Dames, Dolls & Gun Molls: The Art of Robert A. Maguire reproduces and comments on the classic paperback novel covers drawn and painted by Maguire, from the late 1940s to the 1980s. Maguire ended his career by painting Romance-novel images of he-men and half-dressed women posed before gloomy castles, but he is famed for his 1950s-1960s depictions of bad belles and femmes fatales, often with a gun in hand or in easy reach.

Silke opines that Maguire, “With pencil, brush and a lot of talent, … (made) deities out of simple dames: fallen angels, cunning chippies, hash slingers in greasy spoons, immoral spectacles in high heels and vermillion, and the girl next door.” He also finds that Maguire was born to paint the “particular girl in a dramatic situation.” As a “genius” within popular culture, he drew fetchingly the distressed damsel. Before Maguire, says Silke, “there had never been an artist who made the commonplace female so beautiful, nor the beautiful female so human.”

Yet Maguire “idealized” his female figures. He worked with live models, but altered them in his art: The finished head would be smaller, the legs longer and slimmer, and the bust more pronounced.
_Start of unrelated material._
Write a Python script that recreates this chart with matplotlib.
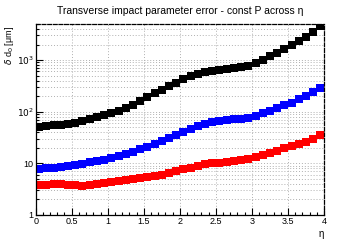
import numpy as np
import matplotlib.pyplot as plt
from matplotlib.ticker import LogLocator, FixedLocator, MultipleLocator, FuncFormatter

plt.rcParams['font.family'] = ['Liberation Sans', 'DejaVu Sans']

# bin centres in eta
eta = np.arange(40) * 0.1 + 0.05

# black series
black = [50, 52, 54, 55, 58, 61, 65, 71, 78, 86,
         95, 105, 118, 135, 160, 190, 225, 265, 310, 365,
         420, 480, 535, 585, 620, 650, 680, 710, 735, 775,
         880, 1000, 1180, 1400, 1650, 1950, 2300, 2800, 3500, 4500]

# blue series
blue = [7.7, 7.9, 8.1, 8.4, 8.8, 9.3, 9.8, 10.4, 11.1, 11.8,
        12.7, 13.8, 15.0, 16.5, 18.5, 21, 24, 27.5, 31.5, 36,
        41, 47, 53, 58, 63, 66, 69, 71, 73, 75,
        84, 93, 105, 118, 132, 150, 172, 200, 240, 285]

# red series
red = [3.7, 3.7, 3.9, 3.9, 3.8, 3.75, 3.65, 3.8, 3.95, 4.1,
       4.3, 4.5, 4.7, 4.9, 5.1, 5.4, 5.7, 6.0, 6.5, 7.0,
       7.6, 8.2, 8.9, 9.5, 10.0, 10.3, 10.6, 11.0, 11.3, 12.0,
       13.0, 14.3, 15.8, 17.5, 19.3, 21.3, 23.5, 26.3, 30, 35]

ylabels = {1: '1', 10: '10', 100: r'$10^2$', 1000: r'$10^3$'}

fig = plt.figure(figsize=(3.6, 2.4), dpi=100)
ax = fig.add_axes([0.099, 0.105, 0.801, 0.795])

ax.plot(eta, black, 's', color='black', ms=5.9, mew=0)
ax.plot(eta, blue, 's', color='#0000ff', ms=5.9, mew=0)
ax.plot(eta, red, 's', color='#ff0000', ms=5.9, mew=0)

ax.set_yscale('log')
ax.set_xlim(0, 4)
ax.set_ylim(1, 5000)

ax.xaxis.set_major_locator(MultipleLocator(0.5))
ax.xaxis.set_minor_locator(MultipleLocator(0.1))
ax.xaxis.set_major_formatter(FuncFormatter(lambda v, p: '%g' % v))
ax.yaxis.set_major_locator(FixedLocator([1, 10, 100, 1000]))
ax.yaxis.set_minor_locator(LogLocator(base=10, subs=np.arange(2, 10)))
ax.yaxis.set_major_formatter(FuncFormatter(lambda v, p: ylabels.get(int(round(v)), '')))
ax.yaxis.set_minor_formatter(FuncFormatter(lambda v, p: ''))

ax.tick_params(which='both', direction='in', labelsize=6.5, width=0.8, pad=1.5)
ax.tick_params(which='major', length=5)
ax.tick_params(which='minor', length=2.5)

ax.grid(True, which='major', axis='x', ls=(0, (1, 2)), color='#b0b0b0', lw=0.7)
ax.grid(True, which='both', axis='y', ls=(0, (1, 2)), color='#b0b0b0', lw=0.7)

ax.spines['top'].set_linestyle((0, (3, 1.5)))
ax.spines['right'].set_linestyle((0, (3, 1.5)))
for s in ax.spines.values():
    s.set_linewidth(0.9)

ax.set_title('Transverse impact parameter error - const P across η', fontsize=7.5, pad=7)
ax.set_xlabel('η', fontsize=7, loc='right', labelpad=2)
ax.set_ylabel(r'$\delta$ d$_0$ [μm]', fontsize=6.5, loc='top')
ax.yaxis.set_label_coords(-0.068, 0.99)

fig.savefig('out.png', dpi=100)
While Maguire illustrated cliché stories by no-name writers, he also turned in covers for novels by Gustave Flaubert, D.H. Lawrence, and the pioneering U.S. lesbian writer Gale Wilhelm.

Silke’s a Maguire fan, and his critique is welcome, but this book is about those novel covers, and the reproductions are so lavish and telling, that it is a pity that they mainly grace garage-sale books as opposed to household walls.